Gillingham was an immensely strong 6-2, 265-pound drive-blocker supreme.
He also had an amazing speed and agility for such a big man so that he would pull out on the Packer sweep just as well as Kramer and Thurston. He was a good teammate and a fierce competitor who fit right in as a rookie in 1966, and he was groomed to replace the aging Fuzzy Thurston by the ultimate team player, Fuzzy Thurston himself.
“Everybody was helpful in those days. It was kind of like family, Gillingham would comment years later.

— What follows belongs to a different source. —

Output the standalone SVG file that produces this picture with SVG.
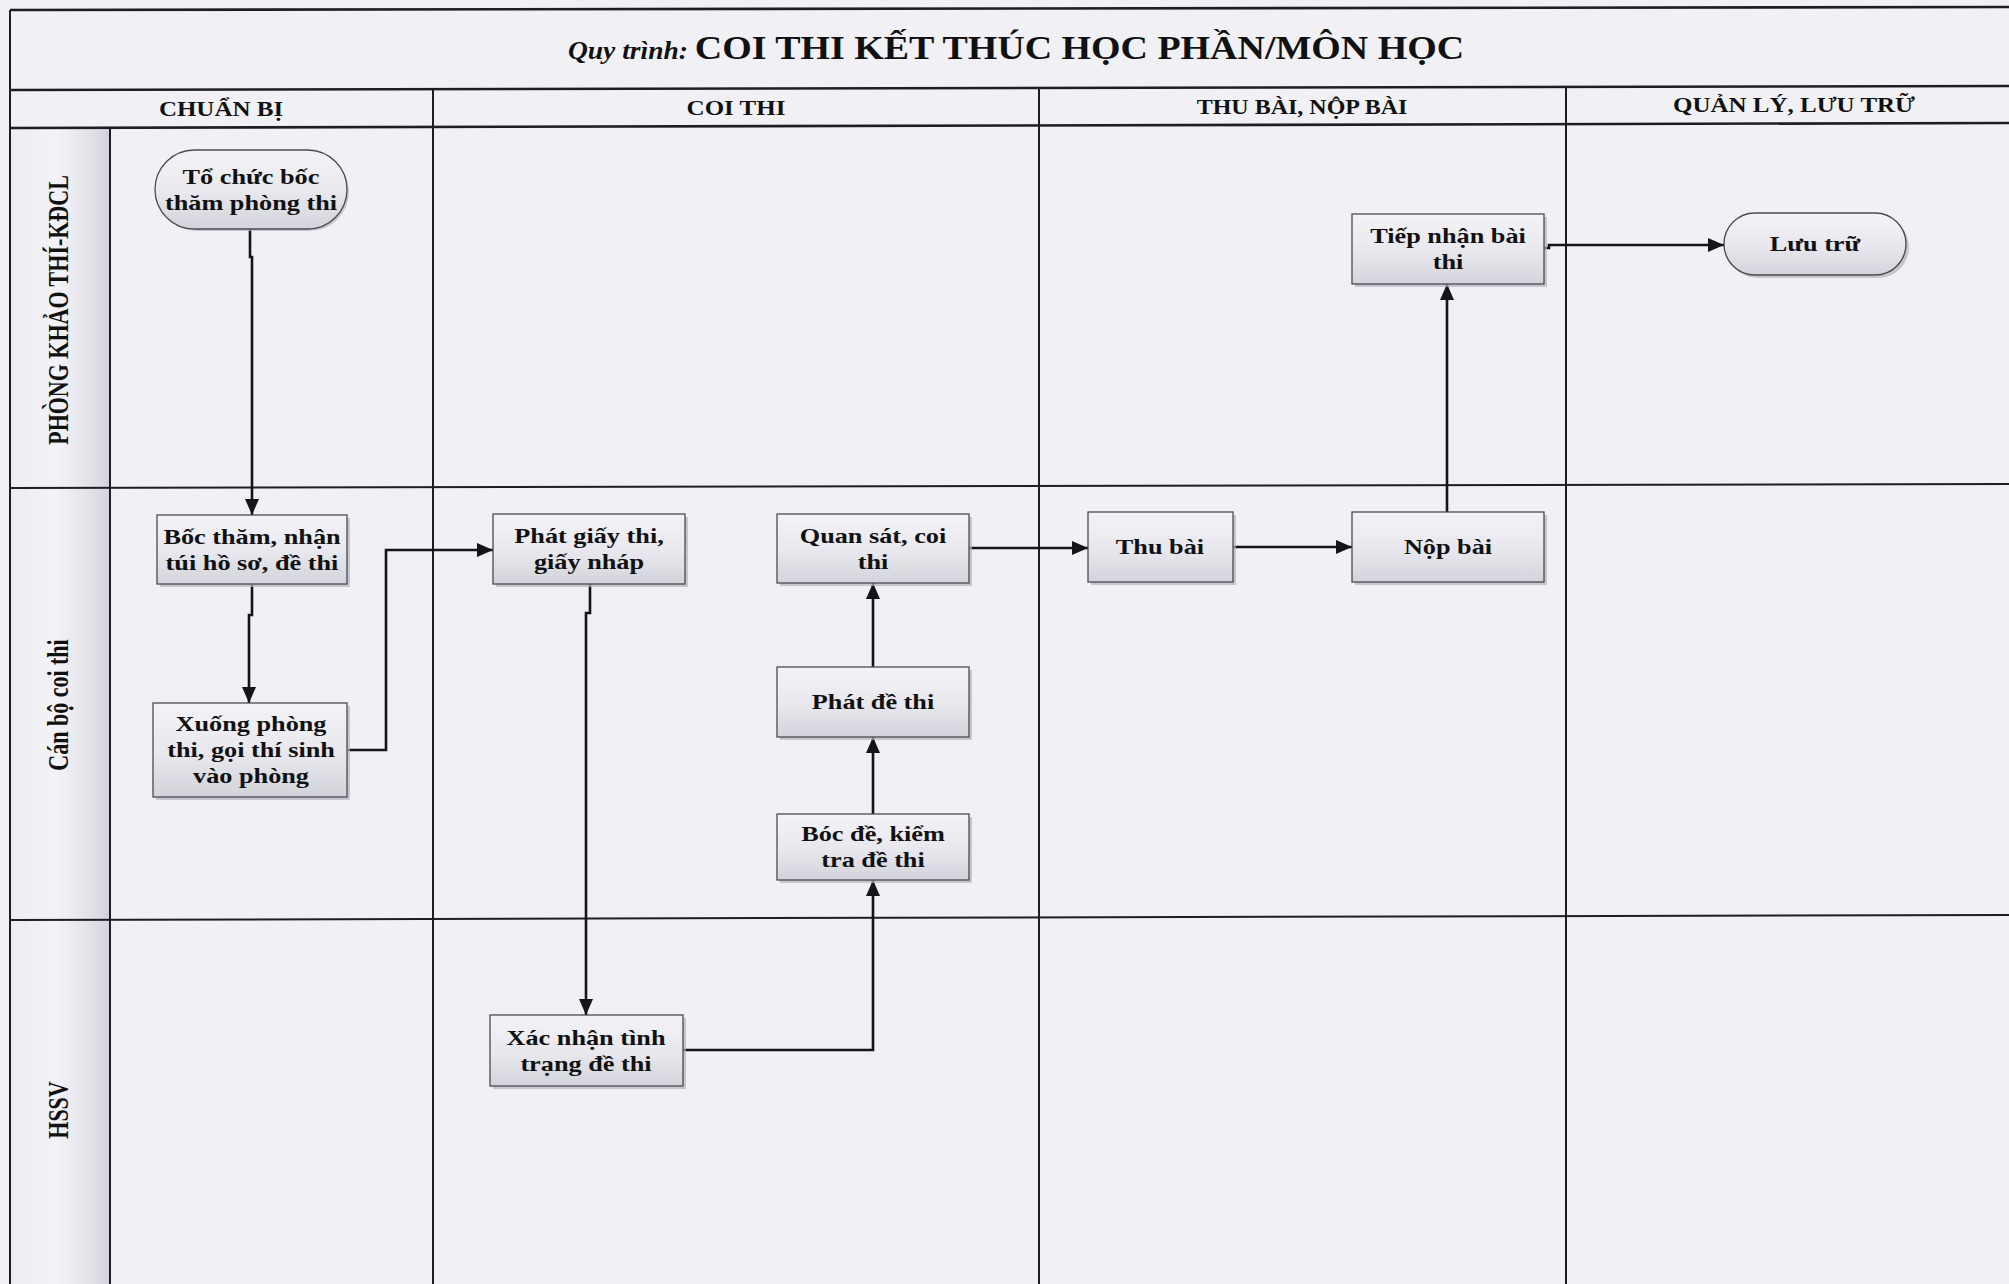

Gilly would be selected as an All Pro five times and would make the Pro Bowl in each of those seasons, too. He was a second-team All Pro in still another year. He, of course, played in the first two Super Bowls before the team began to decline. Unfortunately, the only other year the Packers made the playoffs was in 1972, and Gilly was out all year with an injury.
In an imbecilic and incompetent move, Coach Dan Devine asked the best guard in the league to move to defensive tackle that year in training camp, because starter Mike McCoy was hurt. Learning a new position, team player Gillingham blew out his knees and was lost for the year. Maybe he would have gotten hurt, anyway, but Gilly always attributed the injury to the position shift.
He came back and had two more All Pro years in 1973 and 1974, but he was not happy under Devine. When Bart Starr became coach in 1975, Gale surveyed the scene and sat out the season. His assessment was that the inexperienced Starr did not know how to be a head coach at that time, and that the assistants he hired were terrible. Gillingham was a prescient and perceptive observer. When the Packers refused to trade him to another team, Gilly returned in 1976 for one final year, but then retired for good, still unhappy with the coaching staff. He was still able to play, but had no desire to go on losing.
Gillingham was inducted into the Packers Hall of Fame in 1982.